Por detrás dessa notícia que lhe dou, havia um dos maiores boêmios, considerado por seus contemporâneos um grande escritor. Lido ele era. Leitores buscavam em jornais suas tiradas em relação a pessoas, notícias ou fatos e passavam-nas verbalmente para outros. Sua principal biografia tem o sugestivo título de “Emilio Menezes – o ultimo Boêmio”, com várias edições, de autoria de Raimundo de Menezes. Gozador. Satírico. Maledicente. Inconveniente. Houve quem o apelidasse de má língua. Mas era admirado e mantinha bom círculo de amigos, especialmente os frequentadores da Colombo, no Rio de Janeiro, vários escritores como ele. Foi colaborador de jornais e revistas importantes do Rio de Janeiro e de São Paulo. Segundo tradutor, em língua portuguesa, de “O corvo”, de E.A.Poe, deixou publicados Marcha Fúnebre, Poemas da Morte, DIES | RAE, Poesias, Mortalhas etc. Em 1980, o Governo do Paraná, em edição da José Olímpio, publicou sua obra: Emilio de Menezes Obra Reunida.

Mestre do trocadilho, dos reclames em forma de poesia, da crítica mordaz, Emilio ficou na memória de muitos como o grande trocadilhista de todos os tempos.
Se você suportou essa notícia até aqui, siga-a com alguns trocadilhos do poeta: Resposta, numa solenidade, a uma senhora que lhe perguntou se ele sabia quais eram os encantos da mulher: “seio-os, minha senhora”. À outra, que não percebeu o seu estado etílico e resolveu perguntar-lhe o que ele tinha em sua descomunal barriga: após colocar a mão à altura do umbigo, o poeta respondeu: daqui pra cima, cerveja; para baixo, Parati (Parati era o nome de uma famosa cachaça). De Madame Curie, que ganhou o Prêmio Nobel de Química, sobre quem corria boato de estar apaixonada: “devia ganhar o prêmio de Física por seus estudos de atração dos corpos.” Em relação a um insigne ministro cuja demissão era desejada pelo Presidente de República, que o fritava, mas que se fazia de desentendido e ficava no cargo como se nada houvesse: “é um insigne ficante”. Sobre projeto de lei prevendo tributação da “renda” encaminhado ao Congresso pelo Presidente: passará contando que não toque nos “bicos” dos deputados. A uma pessoa, que não era de seu agrado, e que lhe pediu que ele contasse seu último trocadilho, Emilio disse: “Eu morava em Paquetá e mudei para a Ilha do Governador”. O interpelante disse que isso não era trocadilho. Logo, Emílio respondeu: mas é uma boa troca d’ilhas.

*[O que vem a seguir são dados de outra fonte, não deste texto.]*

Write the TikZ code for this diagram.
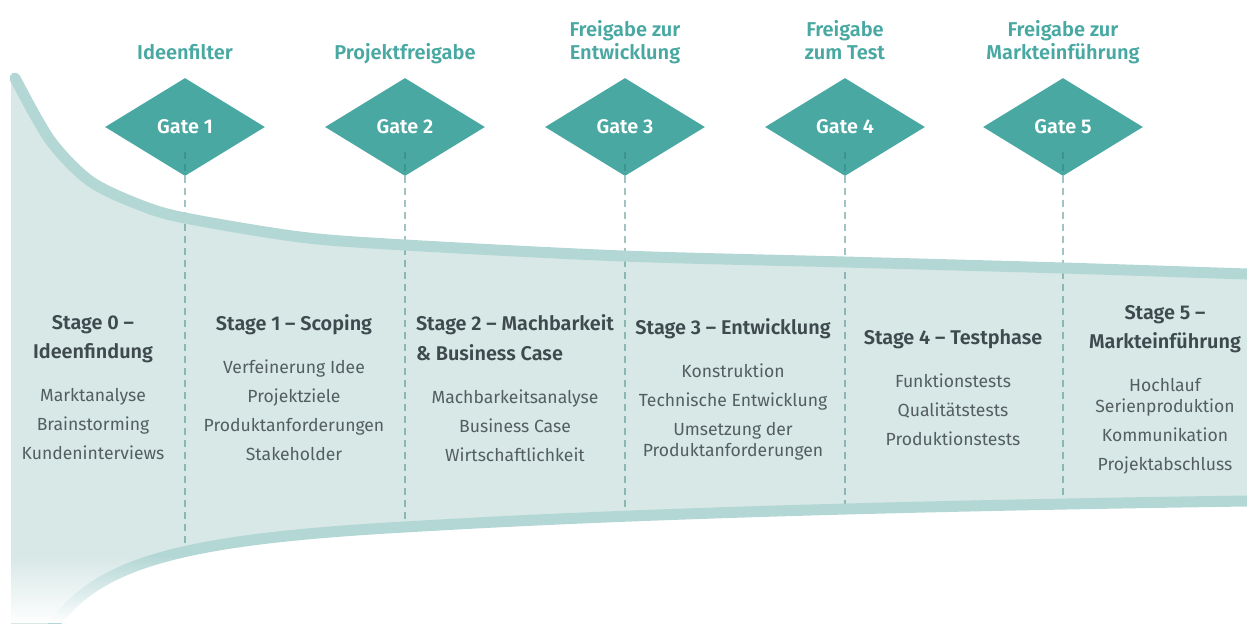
\documentclass[tikz,border=0pt]{standalone}
\usepackage{fontspec}
\setmainfont{Fira Sans}[BoldFont={Fira Sans SemiBold}]
\usetikzlibrary{shapes.geometric,fadings}

\definecolor{gateteal}{HTML}{49A8A2}
\definecolor{funnelfill}{HTML}{D7E8E7}
\definecolor{funnelrim}{HTML}{B3D7D5}
\definecolor{headgrey}{HTML}{3E4A4D}
\definecolor{itemgrey}{HTML}{545E61}
\definecolor{gateline}{HTML}{2A7C77}

\tikzfading[name=fade to white, top color=transparent!100, bottom color=transparent!0]

\newcommand{\stagetitle}[1]{{\fontsize{11.3}{12}\selectfont\bfseries\color{headgrey}#1}}

\begin{document}
\begin{tikzpicture}[x=0.02cm, y=-0.02cm,
	gate/.style={shape=diamond, fill=gateteal, text=white, font=\fontsize{11.3}{12}\selectfont\bfseries, minimum width=3.2cm, minimum height=1.96cm, inner sep=0pt},
	gatelabel/.style={anchor=south, align=center, text=gateteal, font=\fontsize{11.4}{13}\selectfont\bfseries, inner sep=0pt, execute at end node=\strut},
	stage/.style={align=center, text=itemgrey, font=\fontsize{10}{12}\selectfont, inner sep=0pt},
	rim/.style={draw=funnelrim, line width=0.22cm},
	gatecut/.style={draw=gateline, draw opacity=0.45, line width=0.7pt, dash pattern=on 0.14cm off 0.1cm}]

	\useasboundingbox (0,0) rectangle (1247,623);

	% Funnel body
	\fill[funnelfill] (11,80) -- plot[smooth] coordinates {(15,78) (50,140) (90,181) (140,205) (185,218) (300,237) (405,245) (623,256) (845,262) (1063,268) (1247,274)}
		-- (1247,501) .. controls (900,506) and (620,514) .. (405,527) .. controls (170,540) and (95,565) .. (50,630)
		-- (11,630) -- cycle;

	% Gates
	\node[gate] (g1) at (185,127) {Gate 1};
	\node[gate] (g2) at (405,127) {Gate 2};
	\node[gate] (g3) at (625,127) {Gate 3};
	\node[gate] (g4) at (845,127) {Gate 4};
	\node[gate] (g5) at (1063,127) {Gate 5};

	% bottom ends of the gate lines
	\coordinate (b1) at (185,551);
	\coordinate (b2) at (405,527);
	\coordinate (b3) at (625,516);
	\coordinate (b4) at (845,509);
	\coordinate (b5) at (1063,505);

	\draw[gatecut] ([yshift=-0.5cm]g1.center) -- (b1);
	\draw[gatecut] ([yshift=-0.5cm]g2.center) -- (b2);
	\draw[gatecut] ([yshift=-0.5cm]g3.center) -- (b3);
	\draw[gatecut] ([yshift=-0.5cm]g4.center) -- (b4);
	\draw[gatecut] ([yshift=-0.5cm]g5.center) -- (b5);

	% Funnel rims
	\draw[rim, line cap=round] plot[smooth] coordinates {(15,78) (50,140) (90,181) (140,205) (185,218) (300,237) (405,245) (623,256) (845,262) (1063,268) (1247,274)};
	\draw[rim] (50,630) .. controls (95,565) and (170,540) .. (405,527) .. controls (620,514) and (900,506) .. (1247,501);

	% mouth of the funnel fades out
	\fill[white, path fading=fade to white] (0,555) rectangle (240,623);

	% Gate labels
	\node[gatelabel] (l1) at (185,67) {Ideenfilter};
	\node[gatelabel] (l2) at (405,67) {Projektfreigabe};
	\node[gatelabel] (l3) at (625,67) {Freigabe zur\\Entwicklung};
	\node[gatelabel] (l4) at (845,67) {Freigabe\\zum Test};
	\node[gatelabel] (l5) at (1063,67) {Freigabe zur\\Markteinführung};

	% Stages
	\node[stage] (s0) at (93,388) {\stagetitle{Stage 0 –}\\[4.5pt]\stagetitle{Ideenfindung}\\[12.5pt]Marktanalyse\\[4.5pt]Brainstorming\\[4.5pt]Kundeninterviews};
	\node[stage] (s1) at (294,388) {\stagetitle{Stage 1 – Scoping}\\[12.5pt]Verfeinerung Idee\\[4.5pt]Projektziele\\[4.5pt]Produktanforderungen\\[4.5pt]Stakeholder};
	\node[stage] (s2) at (515,388) {\stagetitle{\begin{tabular}[b]{@{}l@{}}Stage 2 – Machbarkeit\\[4.5pt]\& Business Case\end{tabular}}\\[12.5pt]Machbarkeitsanalyse\\[4.5pt]Business Case\\[4.5pt]Wirtschaftlichkeit};
	\node[stage] (s3) at (733,389) {\stagetitle{Stage 3 – Entwicklung}\\[12.5pt]Konstruktion\\[4.5pt]Technische Entwicklung\\[4.5pt]Umsetzung der\\Produktanforderungen};
	\node[stage] (s4) at (953,388) {\stagetitle{Stage 4 – Testphase}\\[12.5pt]Funktionstests\\[4.5pt]Qualitätstests\\[4.5pt]Produktionstests};
	\node[stage] (s5) at (1165,390) {\stagetitle{Stage 5 –}\\[4.5pt]\stagetitle{Markteinführung}\\[12.5pt]Hochlauf\\Serienproduktion\\[4.5pt]Kommunikation\\[4.5pt]Projektabschluss};

\end{tikzpicture}
\end{document}
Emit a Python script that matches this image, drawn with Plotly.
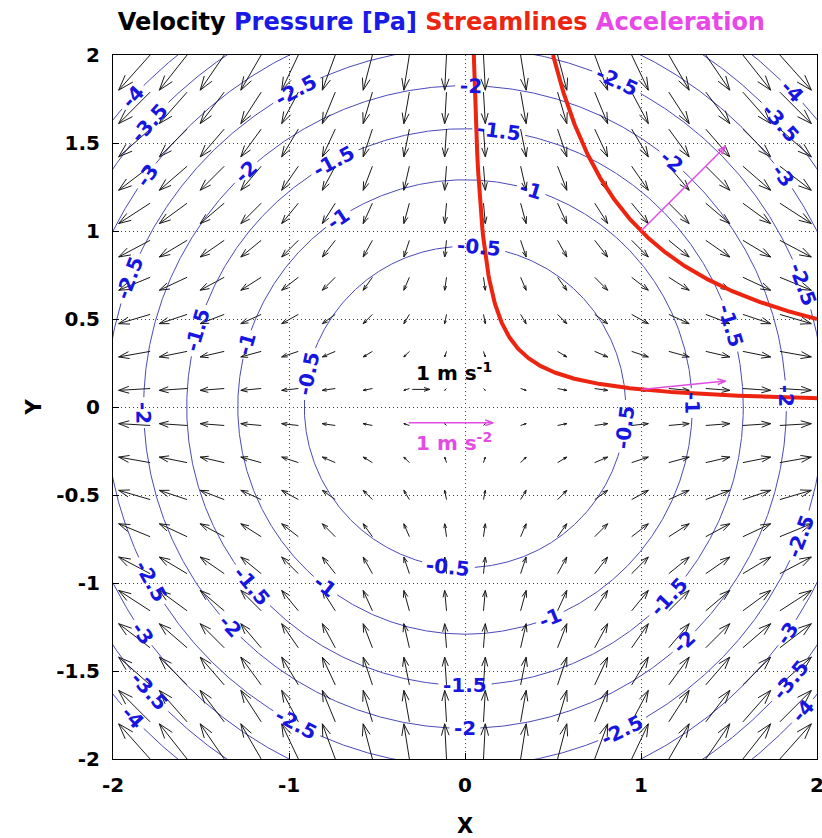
import numpy as np
import plotly.graph_objects as go

# ---------------- data ----------------
# quiver grid (20 points from -2 to 2 in each direction)
grid_x = [-2.0, -1.789, -1.579, -1.368, -1.158, -0.947, -0.737, -0.526, -0.316, -0.105,
          0.105, 0.316, 0.526, 0.737, 0.947, 1.158, 1.368, 1.579, 1.789, 2.0]
grid_y = [-2.0, -1.789, -1.579, -1.368, -1.158, -0.947, -0.737, -0.526, -0.316, -0.105,
          0.105, 0.316, 0.526, 0.737, 0.947, 1.158, 1.368, 1.579, 1.789, 2.0]
# stagnation-point flow: u depends on the column, v on the row [m/s]
u_by_column = [-2.0, -1.789, -1.579, -1.368, -1.158, -0.947, -0.737, -0.526, -0.316, -0.105,
               0.105, 0.316, 0.526, 0.737, 0.947, 1.158, 1.368, 1.579, 1.789, 2.0]
v_by_row = [2.0, 1.789, 1.579, 1.368, 1.158, 0.947, 0.737, 0.526, 0.316, 0.105,
            -0.105, -0.316, -0.526, -0.737, -0.947, -1.158, -1.368, -1.579, -1.789, -2.0]
air_density = 1.2  # kg/m^3, pressure p = -rho/2 |V|^2 (isobars are circles)
pressure_levels = [-0.5, -1.0, -1.5, -2.0, -2.5, -3.0, -3.5, -4.0]
# polar angle (deg) of each inline contour label, per level
label_angles = [
    [85, 168, 264, 353],
    [73, 124, 164, 232, 292, 1],
    [83, 118, 164, 220, 270, 317, 17],
    [89, 133, 181, 223, 270, 313, 2, 50],
    [118, 159, 209, 242, 296, 339, 20, 65],
    [144, 215, 325, 36],
    [138, 222, 320, 42],
    [137, 223, 318, 44],
]
streamline_constants = [0.1, 1.0]          # psi = x*y
accel_points_x = [1.0, 1.0]
accel_points_y = [1.0, 0.1]
accel_x = [1.0, 1.0]                        # m/s^2
accel_y = [1.0, 0.1]
x_ticks = [-2, -1, 0, 1, 2]
x_ticklabels = ["-2", "-1", "0", "1", "2"]
y_ticks = [-2, -1.5, -1, -0.5, 0, 0.5, 1, 1.5, 2]
y_ticklabels = ["-2", "-1.5", "-1", "-0.5", "0", "0.5", "1", "1.5", "2"]
ref_velocity = 1.0       # m/s
ref_accel = 1.0          # m/s^2

# ---------------- style constants ----------------
VEL_SCALE = 0.1
ACC_SCALE = 0.48
PX_PER_UNIT = 176.0
FONT = "DejaVu Sans"
CONTOUR_LINE = "#4a4ab8"
LABEL_BLUE = "#1616e0"
RED = "#ec2410"
MAGENTA = "#e24ce2"


def arrow(xs, ys, x0, y0, dx, dy, alpha=0.33, beta=0.33):
    tx, ty = x0 + dx, y0 + dy
    xs += [x0, tx, None,
           tx - alpha * (dx + beta * dy), tx, tx - alpha * (dx - beta * dy), None]
    ys += [y0, ty, None,
           ty - alpha * (dy - beta * dx), ty, ty - alpha * (dy + beta * dx), None]


def small_head_arrow(xs, ys, x0, y0, dx, dy, head=0.045):
    tx, ty = x0 + dx, y0 + dy
    L = (dx * dx + dy * dy) ** 0.5
    ux, uy = dx / L, dy / L
    xs += [x0, tx, None,
           tx - head * ux - 0.35 * head * uy, tx, tx - head * ux + 0.35 * head * uy, None]
    ys += [y0, ty, None,
           ty - head * uy + 0.35 * head * ux, ty, ty - head * uy - 0.35 * head * ux, None]


fig = go.Figure()

# pressure isobars with inline label gaps
label_annotations = []
for level, angles in zip(pressure_levels, label_angles):
    r = (-2.0 * level / air_density) ** 0.5
    text = f"{level:g}"
    half_gap = np.degrees((len(text) * 11.5 / 2 + 3) / (r * PX_PER_UNIT))
    cx, cy = [], []
    prev_in = False
    for th in np.arange(0, 360.25, 0.25):
        d = min(abs(((th - a) + 180) % 360 - 180) for a in angles)
        if d < half_gap:
            if prev_in:
                cx.append(None)
                cy.append(None)
            prev_in = False
            continue
        cx.append(r * np.cos(np.radians(th)))
        cy.append(r * np.sin(np.radians(th)))
        prev_in = True
    fig.add_trace(go.Scatter(x=cx, y=cy, mode="lines",
                             line=dict(color=CONTOUR_LINE, width=1), hoverinfo="skip"))
    for a in angles:
        phi = (a - 90 + 90) % 180 - 90
        label_annotations.append(dict(
            x=r * np.cos(np.radians(a)), y=r * np.sin(np.radians(a)),
            text=f"<b>{text}</b>", showarrow=False, textangle=-phi,
            font=dict(family=FONT, size=20, color=LABEL_BLUE)))

# velocity arrows
vx, vy = [], []
for j, y0 in enumerate(grid_y):
    v = v_by_row[j]
    for i, x0 in enumerate(grid_x):
        u = u_by_column[i]
        arrow(vx, vy, x0, y0, VEL_SCALE * u, VEL_SCALE * v)
# reference velocity arrow
arrow(vx, vy, -0.3, 0.1, VEL_SCALE * ref_velocity, 0.0)
fig.add_trace(go.Scatter(x=vx, y=vy, mode="lines",
                         line=dict(color="#1a1a1a", width=1), hoverinfo="skip"))

# streamlines
for c in streamline_constants:
    sx = np.linspace(c / 2.0, 2.0, 400)
    fig.add_trace(go.Scatter(x=sx, y=c / sx, mode="lines",
                             line=dict(color=RED, width=4), hoverinfo="skip"))

# acceleration arrows
ax_, ay_ = [], []
for x0, y0, a1, a2 in zip(accel_points_x, accel_points_y, accel_x, accel_y):
    small_head_arrow(ax_, ay_, x0, y0, ACC_SCALE * a1, ACC_SCALE * a2)
small_head_arrow(ax_, ay_, -0.32, -0.09, ACC_SCALE * ref_accel, 0.0)
fig.add_trace(go.Scatter(x=ax_, y=ay_, mode="lines",
                         line=dict(color=MAGENTA, width=1.5), hoverinfo="skip"))

annotations = label_annotations + [
    dict(x=-0.06, y=0.2, text="<b>1 m s<sup>-1</sup></b>", showarrow=False,
         font=dict(family=FONT, size=20, color="black")),
    dict(x=-0.06, y=-0.2, text="<b>1 m s<sup>-2</sup></b>", showarrow=False,
         font=dict(family=FONT, size=20, color=MAGENTA)),
]

title = ("<b>Velocity <span style='color:#1a1ae6'>Pressure [Pa]</span> "
         "<span style='color:#ec2410'>Streamlines</span> "
         "<span style='color:#e848e8'>Acceleration</span></b>")

axis_common = dict(showline=True, linecolor="black", linewidth=1, mirror=True,
                   ticks="inside", ticklen=6, tickcolor="black",
                   showgrid=True, gridcolor="#444444", griddash="1px,3px", gridwidth=1,
                   zeroline=False, automargin=False, ticklabelstandoff=8,
                   ticklabeloverflow="allow",
                   tickfont=dict(family=FONT, size=20, color="black", weight="bold"))

fig.update_layout(
    width=822, height=838,
    margin=dict(l=113, r=5, t=55, b=79),
    paper_bgcolor="white", plot_bgcolor="white",
    showlegend=False,
    annotations=annotations,
    title=dict(text=title, x=0.537, xref="container", xanchor="center",
               y=0.974, yref="container", yanchor="middle",
               font=dict(family=FONT, size=24, color="black")),
    xaxis=dict(range=[-2, 2], tickvals=x_ticks, ticktext=x_ticklabels,
               title=dict(text="<b>X</b>", standoff=22,
                          font=dict(family=FONT, size=21, color="black")),
               **axis_common),
    yaxis=dict(range=[-2, 2], tickvals=y_ticks, ticktext=y_ticklabels,
               title=dict(text="<b>Y</b>", standoff=8,
                          font=dict(family=FONT, size=21, color="black")),
               **axis_common),
)

fig.write_html("out.html", config={"displayModeBar": False},
               post_script="document.body.style.margin='0';document.body.style.overflow='hidden';")
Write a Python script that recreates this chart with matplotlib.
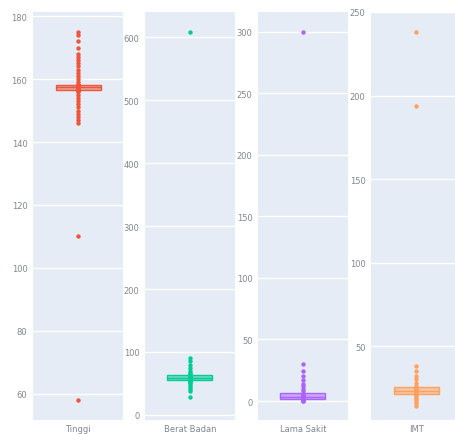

Emilio fez, por encomenda, versos de propaganda. Ai vão alguns deles: Para uma marca de manteiga, no período da Guerra dos Balcãs: Da Sérvia à Herzegovina, o ardor escalda | Porque esse povo forte e unido importa | Manteiga do Brasil, marca Esmeralda. Para a cerveja Brahma: José Bonifácio insulava | Nessa ilha pitoresca, Paquetá! | Lugar onde a água de coco dominava | E a Brahma Porter dominando está. Para o cigarro Excelsior: Do alto do céu demande o rumo | O aroma que o cigarro tem. | Porém o odoroso fumo | do Excelsior vai muito além.

Depois de milhares de tiradas engraçadas e de acoites verbais a políticos (inclusive Ruy Barbosa), O poeta morreu doente e aos poucos sua obra poética, embora objeto de apreciação, foi aos poucos caindo no esquecimento. Envelheceu, e com ele, sua forma de viver. Mas ele sabia que tudo envelhecia. Disse-o na estrofe última de Tarde na Praia, ao contemplar o mar: E ao contemplá-lo assim, tristonho digo, | vendo-lhe, à espuma, os meus cabelos brancos: | o velho mar envelheceu comigo.”